# RECORDED INFORMATION:
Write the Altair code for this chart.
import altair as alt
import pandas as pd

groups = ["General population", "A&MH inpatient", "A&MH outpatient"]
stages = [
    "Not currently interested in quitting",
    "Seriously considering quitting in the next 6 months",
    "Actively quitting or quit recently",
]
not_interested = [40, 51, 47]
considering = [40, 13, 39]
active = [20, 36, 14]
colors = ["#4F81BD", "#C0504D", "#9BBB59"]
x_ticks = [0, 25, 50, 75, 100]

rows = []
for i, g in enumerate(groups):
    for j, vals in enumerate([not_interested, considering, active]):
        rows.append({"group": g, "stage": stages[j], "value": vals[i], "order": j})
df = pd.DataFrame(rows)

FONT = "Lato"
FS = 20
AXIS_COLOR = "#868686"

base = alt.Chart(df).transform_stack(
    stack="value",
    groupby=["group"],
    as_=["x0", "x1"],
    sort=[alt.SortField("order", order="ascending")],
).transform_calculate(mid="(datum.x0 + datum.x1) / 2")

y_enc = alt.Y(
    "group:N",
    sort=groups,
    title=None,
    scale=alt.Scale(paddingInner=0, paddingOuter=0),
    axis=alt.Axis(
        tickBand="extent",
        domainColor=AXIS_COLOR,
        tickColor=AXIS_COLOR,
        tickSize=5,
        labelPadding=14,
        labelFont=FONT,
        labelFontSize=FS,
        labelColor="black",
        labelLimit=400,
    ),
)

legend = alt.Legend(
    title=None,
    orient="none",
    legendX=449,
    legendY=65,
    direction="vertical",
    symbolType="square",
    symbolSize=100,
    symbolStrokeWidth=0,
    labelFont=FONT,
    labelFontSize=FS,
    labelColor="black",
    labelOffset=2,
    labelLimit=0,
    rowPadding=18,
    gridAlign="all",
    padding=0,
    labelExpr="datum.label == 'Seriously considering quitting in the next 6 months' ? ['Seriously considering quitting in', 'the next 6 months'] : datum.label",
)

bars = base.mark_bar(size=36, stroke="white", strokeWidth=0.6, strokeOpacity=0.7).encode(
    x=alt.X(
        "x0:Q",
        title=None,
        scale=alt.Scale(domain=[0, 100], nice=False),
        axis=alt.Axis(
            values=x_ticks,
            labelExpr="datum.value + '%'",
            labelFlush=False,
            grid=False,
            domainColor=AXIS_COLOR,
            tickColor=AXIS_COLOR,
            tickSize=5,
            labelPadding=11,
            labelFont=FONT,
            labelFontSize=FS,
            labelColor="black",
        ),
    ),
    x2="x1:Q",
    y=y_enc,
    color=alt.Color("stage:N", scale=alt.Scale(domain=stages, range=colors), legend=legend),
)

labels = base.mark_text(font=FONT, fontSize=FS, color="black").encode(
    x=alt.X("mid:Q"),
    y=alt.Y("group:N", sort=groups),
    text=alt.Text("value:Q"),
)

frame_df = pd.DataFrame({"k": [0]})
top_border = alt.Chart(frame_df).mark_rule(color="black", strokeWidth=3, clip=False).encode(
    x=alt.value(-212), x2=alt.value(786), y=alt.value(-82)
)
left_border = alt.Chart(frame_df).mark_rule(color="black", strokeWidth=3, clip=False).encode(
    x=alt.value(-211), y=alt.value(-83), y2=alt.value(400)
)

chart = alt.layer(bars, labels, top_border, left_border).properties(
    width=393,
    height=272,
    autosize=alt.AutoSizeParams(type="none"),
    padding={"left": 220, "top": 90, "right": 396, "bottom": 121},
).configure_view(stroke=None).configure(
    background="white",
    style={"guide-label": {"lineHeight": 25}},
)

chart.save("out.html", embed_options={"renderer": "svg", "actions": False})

* * *

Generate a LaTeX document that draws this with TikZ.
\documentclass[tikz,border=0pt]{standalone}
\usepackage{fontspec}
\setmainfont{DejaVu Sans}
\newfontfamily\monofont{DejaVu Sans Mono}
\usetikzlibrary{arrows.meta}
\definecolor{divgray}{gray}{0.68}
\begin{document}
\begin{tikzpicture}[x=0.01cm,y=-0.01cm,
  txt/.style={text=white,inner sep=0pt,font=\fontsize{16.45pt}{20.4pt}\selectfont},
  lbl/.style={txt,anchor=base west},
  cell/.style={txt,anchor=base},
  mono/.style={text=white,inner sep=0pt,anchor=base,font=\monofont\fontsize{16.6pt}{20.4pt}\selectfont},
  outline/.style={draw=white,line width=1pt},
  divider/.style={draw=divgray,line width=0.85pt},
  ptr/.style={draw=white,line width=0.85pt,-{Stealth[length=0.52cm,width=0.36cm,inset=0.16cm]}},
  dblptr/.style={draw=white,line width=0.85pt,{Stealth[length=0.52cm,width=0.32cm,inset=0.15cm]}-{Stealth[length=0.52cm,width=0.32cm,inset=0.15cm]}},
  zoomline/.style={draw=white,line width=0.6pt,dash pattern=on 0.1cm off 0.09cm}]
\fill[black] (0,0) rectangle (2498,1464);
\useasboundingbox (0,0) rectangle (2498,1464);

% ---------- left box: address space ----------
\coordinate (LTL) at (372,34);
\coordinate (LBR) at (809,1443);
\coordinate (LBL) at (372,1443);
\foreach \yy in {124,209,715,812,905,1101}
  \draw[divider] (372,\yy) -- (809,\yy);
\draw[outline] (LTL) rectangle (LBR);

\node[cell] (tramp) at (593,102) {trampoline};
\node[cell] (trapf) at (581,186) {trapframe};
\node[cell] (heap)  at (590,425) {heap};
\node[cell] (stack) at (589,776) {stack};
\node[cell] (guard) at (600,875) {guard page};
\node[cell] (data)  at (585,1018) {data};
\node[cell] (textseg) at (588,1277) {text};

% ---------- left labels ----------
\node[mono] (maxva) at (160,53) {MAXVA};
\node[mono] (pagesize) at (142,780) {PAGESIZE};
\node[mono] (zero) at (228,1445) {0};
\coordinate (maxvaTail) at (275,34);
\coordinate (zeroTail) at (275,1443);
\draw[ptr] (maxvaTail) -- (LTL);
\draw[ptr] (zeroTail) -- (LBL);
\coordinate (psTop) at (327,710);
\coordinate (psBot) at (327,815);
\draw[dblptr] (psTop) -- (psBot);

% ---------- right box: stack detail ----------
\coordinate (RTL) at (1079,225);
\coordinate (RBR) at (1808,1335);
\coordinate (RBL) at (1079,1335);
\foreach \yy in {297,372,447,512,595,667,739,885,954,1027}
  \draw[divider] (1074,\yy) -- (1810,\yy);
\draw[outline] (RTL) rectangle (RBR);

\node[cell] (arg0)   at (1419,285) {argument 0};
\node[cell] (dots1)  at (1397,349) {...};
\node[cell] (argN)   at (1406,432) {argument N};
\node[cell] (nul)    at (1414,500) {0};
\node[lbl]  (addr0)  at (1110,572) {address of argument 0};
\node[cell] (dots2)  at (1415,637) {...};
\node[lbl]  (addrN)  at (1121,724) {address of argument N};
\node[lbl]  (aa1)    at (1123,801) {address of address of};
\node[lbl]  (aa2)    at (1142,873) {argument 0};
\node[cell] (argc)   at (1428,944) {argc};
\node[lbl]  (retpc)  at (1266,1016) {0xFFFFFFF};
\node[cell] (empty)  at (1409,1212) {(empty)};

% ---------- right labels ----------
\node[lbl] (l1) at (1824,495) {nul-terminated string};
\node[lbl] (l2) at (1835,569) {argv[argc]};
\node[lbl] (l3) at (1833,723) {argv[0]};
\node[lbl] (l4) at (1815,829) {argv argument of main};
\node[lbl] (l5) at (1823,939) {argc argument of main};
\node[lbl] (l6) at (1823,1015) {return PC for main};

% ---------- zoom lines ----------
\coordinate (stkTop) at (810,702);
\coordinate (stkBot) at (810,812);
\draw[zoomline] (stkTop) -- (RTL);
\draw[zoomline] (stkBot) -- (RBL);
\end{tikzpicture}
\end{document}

# TASK:
Go back over the listing above and copy exactly the lines that begin at the line with "Write the Altair code for this chart." and stop after the line with "import pandas as pd"; leave out every other line.

# TASK RESULT:
Write the Altair code for this chart.
import altair as alt
import pandas as pd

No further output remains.